A document upload works for a single session with a handful of pages. RAG indexes thousands or millions of documents into a vector database and retrieves only the most relevant chunks at query time. This makes RAG scalable to entire enterprise knowledge bases while keeping response latency under a few seconds.
Does RAG eliminate hallucinations entirely?
No. RAG significantly reduces hallucinations by grounding responses in retrieved content, but the model can still misinterpret a retrieved passage or fail to retrieve the right document. Faithfulness evaluation and mandatory source citation are the main controls used in production.
Can RAG work with structured data like SAP or ERP exports?
Yes. Structured data is typically converted to natural language descriptions or formatted tables before chunking and embedding. Some architectures use a separate SQL-generation path for precise numerical queries and RAG for unstructured document retrieval, routing queries to the appropriate path automatically.
How long does it take to build a production RAG system?

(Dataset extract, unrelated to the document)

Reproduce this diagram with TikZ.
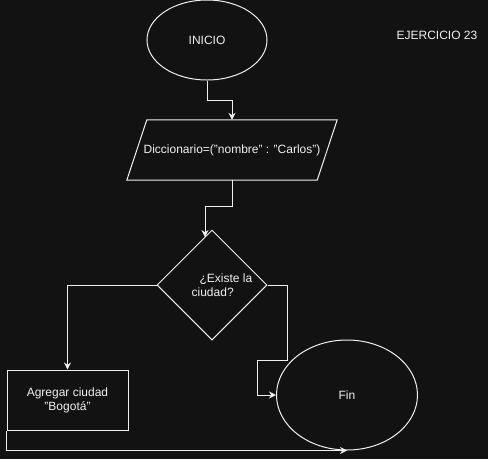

A focused pilot on a single document corpus can be running in two to four weeks. A production system with access control, automatic re-indexing, evaluation dashboards, and integration into existing workflows typically takes three to six months.
What vector database should we use?
For most Mittelstand deployments starting out, a managed service such as Azure AI Search, AWS OpenSearch, or Pinecone provides sufficient capability without infrastructure overhead. Self-hosted options like Qdrant or Weaviate make sense when data residency requires keeping vectors on-premises.
Is RAG covered by the EU AI Act?
RAG systems used to support employee decisions - answering questions, generating draft documents - generally fall in the minimal or limited risk categories. High-risk applications such as HR scoring or credit decisions require additional transparency and documentation obligations regardless of whether they use RAG or another architecture.